Server-side: send a nonce to the client

uint8_t nonce[32];
hydro_random_buf(nonce, sizeof nonce);

And send nonce to the client.

Client-side: build the challenge and compute its signature

// Compute a signature for `domain|username|nonce` (with proper separation,
// for example by prefixing components with their length) of length
// `challenge_len` using the secret key.

uint8_t signature[hydro_sign_BYTES];
hydro_sign_create(signature, challenge, challenge_len, CONTEXT, kp.sk);

And send username and kp.pk to the server.

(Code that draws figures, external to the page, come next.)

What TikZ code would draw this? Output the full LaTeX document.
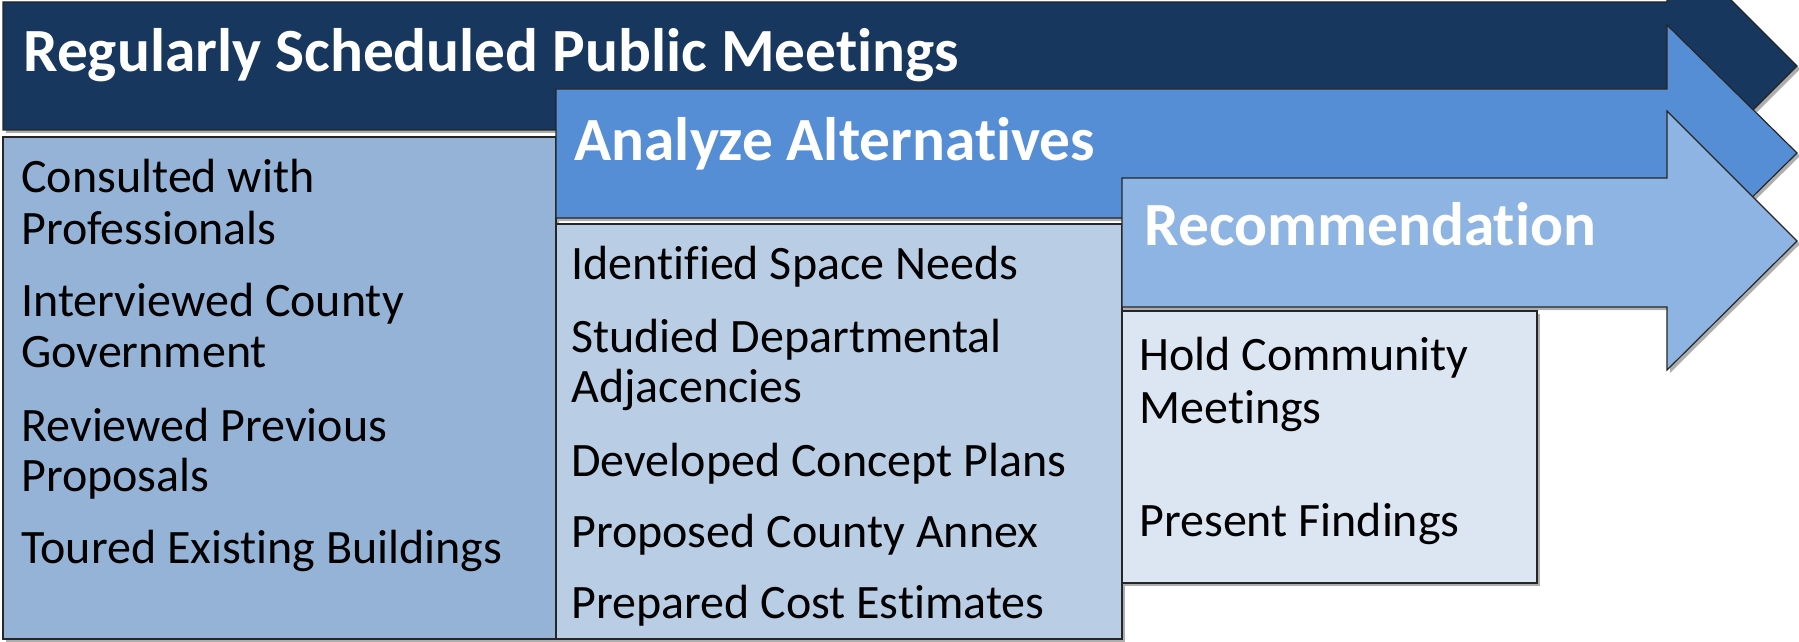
\documentclass[tikz,border=0pt]{standalone}
\usepackage{fontspec}
\setmainfont{Carlito}[Ligatures={NoCommon,NoContextual}]
\usetikzlibrary{shadows}
\definecolor{navy}{HTML}{17375E}
\definecolor{midblue}{HTML}{558ED5}
\definecolor{liteblue}{HTML}{8EB4E3}
\definecolor{boxa}{HTML}{95B3D7}
\definecolor{boxb}{HTML}{B9CDE5}
\definecolor{boxc}{HTML}{DCE6F2}
\tikzset{
  panel/.style={draw=black!85, line width=0.6pt, line join=miter,
    drop shadow={shadow xshift=1.5pt, shadow yshift=-1.5pt, opacity=0.45, fill=black!70}},
  hdr/.style={anchor=base west, inner sep=0pt, text=white, font=\fontsize{30.7}{36}\selectfont\bfseries},
  itm/.style={anchor=base west, inner sep=0pt, text=black, font=\fontsize{24}{28}\selectfont},
}
\begin{document}
\begin{tikzpicture}[x=0.5pt, y=-0.5pt]
\useasboundingbox (0,0) rectangle (1799,642);
\fill[white] (0,0) rectangle (1799,642);
% dark arrow
\path[panel, fill=navy] (3,2) -- (1667,2) -- (1667,-64) -- (1797,66) -- (1667,196) -- (1667,130) -- (3,130) -- cycle;
\node[hdr] (t1) at (23,72) {Regularly Scheduled Public Meetings};
% box 1
\path[panel, fill=boxa] (3,137) rectangle (556,639);
\node[itm] (a1) at (21,192) {Consulted with};
\node[itm] (a2) at (21,244) {Professionals};
\node[itm] (a3) at (21,316) {Interviewed County};
\node[itm] (a4) at (21,367) {Government};
\node[itm] (a5) at (21,441) {Reviewed Previous};
\node[itm] (a6) at (21,491) {Proposals};
\node[itm] (a7) at (21,563) {Toured Existing Buildings};
% medium arrow
\path[panel, fill=midblue] (556,89) -- (1667,89) -- (1667,25) -- (1797,153) -- (1667,281) -- (1667,218) -- (556,218) -- cycle;
\node[hdr] (t2) at (574,161) {Analyze Alternatives};
% box 2
\path[panel, fill=boxb] (556,224) rectangle (1122,639);
\node[itm] (b1) at (571,279) {Identified Space Needs};
\node[itm] (b2) at (571,352) {Studied Departmental};
\node[itm] (b3) at (571,402) {Adjacencies};
\node[itm] (b4) at (571,476) {Developed Concept Plans};
\node[itm] (b5) at (571,547) {Proposed County Annex};
\node[itm] (b6) at (571,618) {Prepared Cost Estimates};
% light arrow
\path[panel, fill=liteblue] (1122,178) -- (1667,178) -- (1667,111) -- (1797,241) -- (1667,370) -- (1667,307) -- (1122,307) -- cycle;
\node[hdr] (t3) at (1144,245) {Recommendation};
% box 3
\path[panel, fill=boxc] (1122,311) rectangle (1537,583);
\node[itm] (c1) at (1139,370) {Hold Community};
\node[itm] (c2) at (1139,423) {Meetings};
\node[itm] (c3) at (1139,536) {Present Findings};
\end{tikzpicture}
\end{document}
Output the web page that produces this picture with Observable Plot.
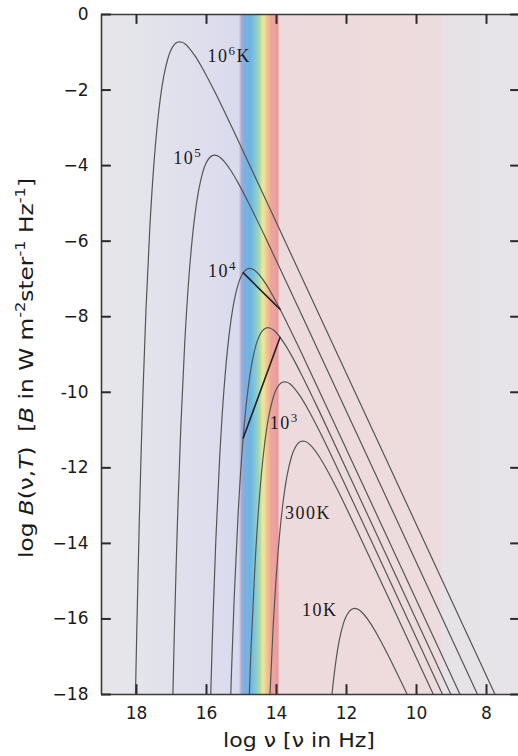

Server-side: verify the signature of the challenge

Reconstruct the challenge from username, check that the kp.pk maps to a valid user now if this is faster than a scalar multiplication, and verify the signature of the challenge:

if (hydro_sign_verify(signature, challenge, challenge_len,
                      CONTEXT, kp.pk) != 0) {
    abort(); // bail out
}

Done

If having multiple users having shared the same name and password within same service are parts of your threat model, the server can assign a random master_key to individual users, and send it along with the nonce. This requires an initial packet from the client to the server to send the user name. In this context, to prevent enumeration, a pseudorandom master_key should be returned for a nonexistent user.

The simplicity of this protocol compared to PAKEs resides in the fact that we assume the existence of an already established secure channel. This is a very reasonable assumption for any modern application.

Note that the OPAQUE draft proposes integrating the OPAQUE scheme with TLS1.3. If it ever gets actually implemented, it will be a game changer.

Even though they should be augmented with a second factor, passwords are not dead. They won’t be anytime soon.

However, the way they are currently stored is not great. I would encourage new applications to consider schemes that don’t require servers to get a copy of a password, API key, or anything that resembles a non-ephemeral shared key, at any point in time.

OPAQUE introduces a very interesting idea: performing a two-party computation in order to blind the salt. The server doesn’t know the salt, and the client requires an interaction with the server to compute it.

I implemented that idea in a complete authentication example using WebAssembly: Access control example.